From Pre-Purchase To Passive Income: Developing Your Real Estate Startup

If you’re trying to make the transition from property purchase to passive income, these 4 steps will help you ready your rentals for hands-off management. Though the initial financial outlay and labor is extensive, rental properties can be a source of income for many years to come.

Spend Smarter

Establishing your rental properties can be an expensive process, so do your homework before you dive into the purchasing and renovation process. One common mistake that new buyers make is purchasing homes that need to be flipped and then pouring more money into that property than they would have if they had just bought a turnkey property in the first place.

If you have the skills to renovate an older property inexpensively, then buying an older home may be a great call. After all, turnkey properties are more expensive to begin with – you’re paying top dollar to avoid extra work. On the other hand, if you need to hire a professional to do your renovations, or if your chosen property needs major work such as rewiring or updated plumbing, turnkey properties may ultimately end up being less expensive.

Start Small

Another key to successfully moving from purchase to passive income is starting out small. Though multi-family properties are appealing because they’re often more profitable – even if one apartment is being renovated, another can be occupied – single-family homes are easier to manage for new owners. They also carry a higher marketplace premium.

Once you have a profitable single-family home bringing in income, you can decide how and when to expand. That first property will provide the necessary profit to purchase and prepare subsequent properties, so take the time to establish it properly.

One alternative to purchasing a single-family home as a starter property is investing in a luxury apartment. This is a good strategy in urban areas where single-family homes are scarce and most people choose to rent. Renting is also undergoing a renaissance among millennials, so you’ll have a significant base to market the property to.

Judge Wisely

The ability to screen and select the best tenants is vital to successful property management, but it doesn’t come naturally. And though a background check and references can tell you a lot about a potential tenant, often it’s only real vigilance that allows you to differentiate quality renters from troublemakers.

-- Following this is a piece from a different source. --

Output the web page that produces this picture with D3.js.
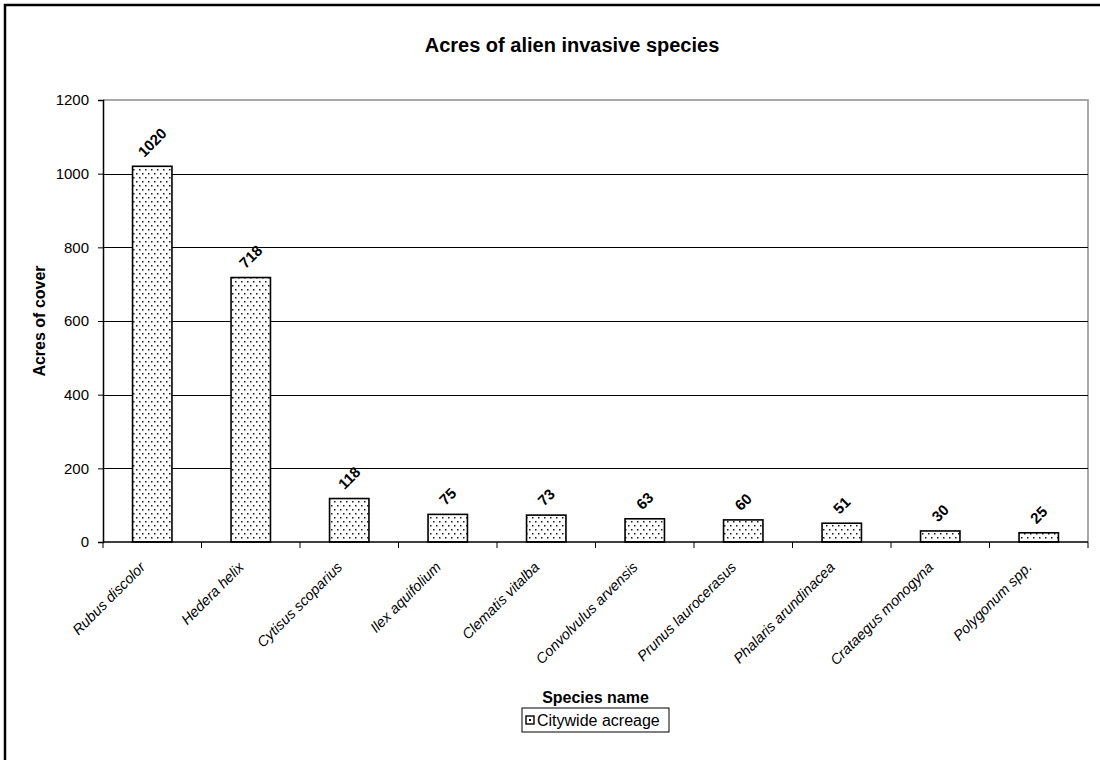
<!DOCTYPE html>
<html><head><meta charset="utf-8">
<script src="https://cdn.jsdelivr.net/npm/d3@7"></script>
<style>body{margin:0;background:#fff}svg{display:block;font-family:"Liberation Sans",Arial,sans-serif}</style>
</head><body><svg id="c" width="1100" height="760"></svg>
<script>
const species = ["Rubus discolor","Hedera helix","Cytisus scoparius","Ilex aquifolium","Clematis vitalba","Convolvulus arvensis","Prunus laurocerasus","Phalaris arundinacea","Crataegus monogyna","Polygonum spp."];
const acreage = [1020,718,118,75,73,63,60,51,30,25];
const yTicks = [0,200,400,600,800,1000,1200];
const seriesName = "Citywide acreage";
const titleText = "Acres of alien invasive species";
const xTitle = "Species name";
const yTitle = "Acres of cover";

const svg = d3.select("#c");
const L = 103, R = 1088, T = 100, B = 542;

const defs = svg.append("defs");
const pat = defs.append("pattern").attr("id","dots").attr("patternUnits","userSpaceOnUse")
  .attr("width",6).attr("height",8);
pat.append("rect").attr("width",6).attr("height",8).attr("fill","#fff");
pat.append("rect").attr("x",1).attr("y",1).attr("width",1.5).attr("height",1.5).attr("fill","#1a1a1a");
pat.append("rect").attr("x",4).attr("y",5).attr("width",1.5).attr("height",1.5).attr("fill","#1a1a1a");

// outer frame
svg.append("rect").attr("x",5).attr("y",5).attr("width",1200).attr("height",900)
  .attr("fill","none").attr("stroke","#000").attr("stroke-width",2.5);

const x = d3.scaleBand().domain(species).range([L,R]).paddingInner(0.6).paddingOuter(0.3);
const xb = d3.scaleBand().domain(species).range([L,R]);
const y = d3.scaleLinear().domain([0,1200]).range([B,T]);

// plot frame (gray top/right)
svg.append("path").attr("d",`M${L},${T}H${R}V${B}`).attr("fill","none").attr("stroke","#8c8c8c").attr("stroke-width",1.5);

// gridlines
svg.append("g").selectAll("line").data(yTicks.filter(d=>d>0 && d<1200)).join("line")
  .attr("x1",L).attr("x2",R).attr("y1",d=>Math.round(y(d))+0.5).attr("y2",d=>Math.round(y(d))+0.5)
  .attr("stroke","#000").attr("stroke-width",1);

// bars
svg.append("g").selectAll("rect").data(acreage).join("rect")
  .attr("x",(d,i)=>x(species[i])).attr("width",x.bandwidth())
  .attr("y",d=>y(d)).attr("height",d=>B-y(d))
  .attr("fill","url(#dots)").attr("stroke","#000").attr("stroke-width",1.6);

// y axis
const ya = svg.append("g").attr("transform",`translate(${L},0)`)
  .call(d3.axisLeft(y).tickValues(yTicks).tickSize(5).tickPadding(9).tickFormat(d3.format("d")));
ya.select(".domain").attr("stroke","#000").attr("stroke-width",1.5);
ya.selectAll("text").attr("font-size",15).attr("fill","#000").attr("font-family","Liberation Sans, Arial");

// x axis
const xa = svg.append("g").attr("transform",`translate(0,${B})`);
xa.append("line").attr("x1",L).attr("x2",R).attr("y1",0).attr("y2",0).attr("stroke","#000").attr("stroke-width",1.5);
xa.selectAll("line.t").data(species.concat(["__end"])).join("line").attr("class","t")
  .attr("x1",(d,i)=>L+i*xb.bandwidth()).attr("x2",(d,i)=>L+i*xb.bandwidth())
  .attr("y1",0).attr("y2",6).attr("stroke","#000");
xa.selectAll("text").data(species).join("text")
  .attr("transform",d=>`translate(${xb(d)+xb.bandwidth()/2-6},${26}) rotate(-45)`)
  .attr("text-anchor","end").attr("font-size",14.5).attr("font-style","italic").attr("fill","#000")
  .text(d=>d);

// value labels
const vl = svg.append("g").selectAll("text").data(acreage).join("text")
  .attr("text-anchor","middle").attr("dy","0.35em")
  .attr("font-size",15).attr("font-weight","bold").attr("fill","#000")
  .text(d=>d);
vl.each(function(d,i){
  const w = this.getComputedTextLength();
  const cx = x(species[i])+x.bandwidth()/2;
  const cy = y(d) - 12 - w*0.354;
  d3.select(this).attr("transform",`translate(${cx},${cy}) rotate(-45)`);
});

// titles
svg.append("text").attr("x",572).attr("y",52).attr("text-anchor","middle")
  .attr("font-size",20).attr("font-weight","bold").text(titleText);
svg.append("text").attr("x",(L+R)/2).attr("y",703).attr("text-anchor","middle")
  .attr("font-size",16).attr("font-weight","bold").text(xTitle);
svg.append("text").attr("transform",`translate(45,${(T+B)/2}) rotate(-90)`).attr("text-anchor","middle")
  .attr("font-size",16).attr("font-weight","bold").text(yTitle);

// legend
const lg = svg.append("g").attr("transform","translate(522,708)");
lg.append("rect").attr("x",0).attr("y",0).attr("width",147).attr("height",24)
  .attr("fill","#fff").attr("stroke","#000").attr("stroke-width",1);
lg.append("rect").attr("x",4).attr("y",8).attr("width",8).attr("height",8)
  .attr("fill","#fff").attr("stroke","#000").attr("stroke-width",1.4);
lg.append("rect").attr("x",7).attr("y",11).attr("width",2).attr("height",2).attr("fill","#000");
lg.append("text").attr("x",15).attr("y",18).attr("font-size",16).text(seriesName);
</script></body></html>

As you work to master the tenant selection process, make a point of regularly inspecting the property. Problem tenants can quickly destroy a residence, staining and marking up surfaces, punching holes in the wall, or even rewiring the electricity – just ask any experienced landlord. Good tenants, on the other hand, maintain a balance between making themselves at home and respecting the fact that they don’t own the property.

Stepping Back

Once you have trustworthy tenants in place, it’s finally time to take a step back and enjoy the passive income. Sure, you’ll have to be on call for emergencies like a broken water heater or a leaky ceiling, but by and large, you’ll be able to act as landlord from anywhere. You can even bring a property management company on board to handle maintenance calls and other crises; this can be especially valuable as your holdings grow.

There will always be intervals where, as a landlord, you need to step up and take on a greater role in property acquisition, renovation, and management, but once you have tenants you trust in place, the work is mostly hands-off, while being quite profitable. You just have to have patience in the early months (or even years). We promise, it will pay off.